The visitors shall get to know the underlying PHM technologies, how to better utilize the available data for usage based life prediction and make more informed decision-making with custom-built maintenance management.
Moreover LPTi would like the opportunity to know the visitors, understand their design, operational and maintenance challenges, and offer customized solutions from a range of engineering consulting services.
Looking forward to meeting you at Turbo Expo, 2017.
Anthony Jarrett will be presenting a paper at the 2017 ASME Turbo Expo Conference (Charlotte, North Carolina) on June 29th. The paper describes one of the modules of LPTi's XactLIFE system, and is titled Validation of a Gas Turbine Thermodynamic Model Without Accurate Component Maps, authored by Anthony Jarrett and Ying Chen.
The abstract is reproduced below. Find us at the conference to hear all the details!
The authors have developed an engine performance model for use within a physics-based analysis tool to predict gas turbine engine life. The model employs a multivariate optimization method to solve the gas turbine thermodynamic equations, and incorporates a calibration phase to capture the behavior of individual engines without requiring accurate component maps.
To validate this approach, a database of test cell data for a turboprop engine has been used. The data consists of approximately 80 engine tests; each one with five operating points. Using a cross-validation method, each engine was uniquely calibrated using four of the operating points, and then validated using parameters from the fifth operating point. To benchmark the calibration process, these analyses were repeated without the calibration stage.
The un-calibrated outputs showed a lack of both precision and accuracy, due to imprecision in the component maps, and variation from engine to engine. In contrast, the calibrated outputs of compressor discharge temperature (CDT), compressor discharge pressure (CDP), and turbine inlet temperature (TIT) were predicted within 1% error for more than 95% of all cases.

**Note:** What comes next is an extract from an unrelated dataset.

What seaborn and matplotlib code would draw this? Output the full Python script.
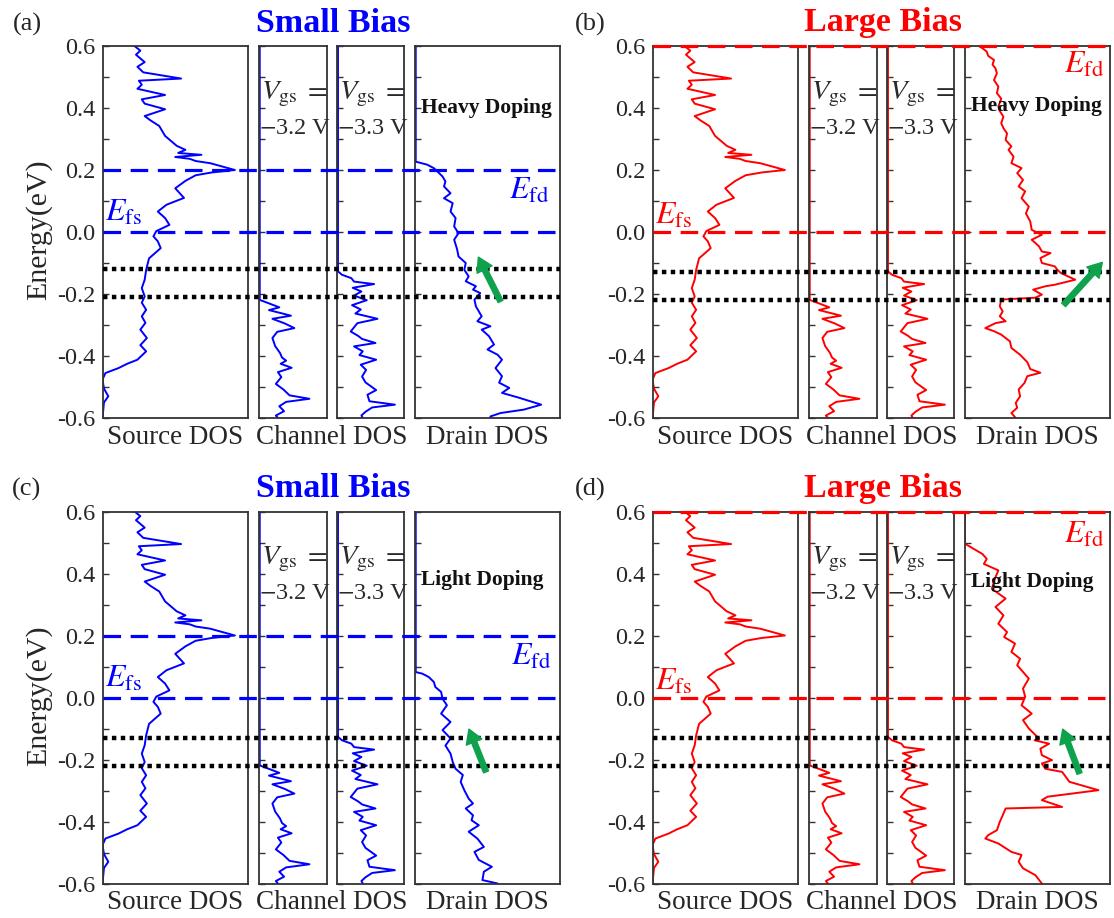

Although most of the key thermodynamic parameters were predicted accurately, we have found that the shaft power calculation demonstrates some significant deviations from the test cell data. This has been attributed to the formulation of the turboprop thermodynamic model, and ongoing work is attempting to mitigate this issue. This understanding of the characteristic engine algorithms will provide valuable guidance in selecting suitable engine parameters as inputs and references.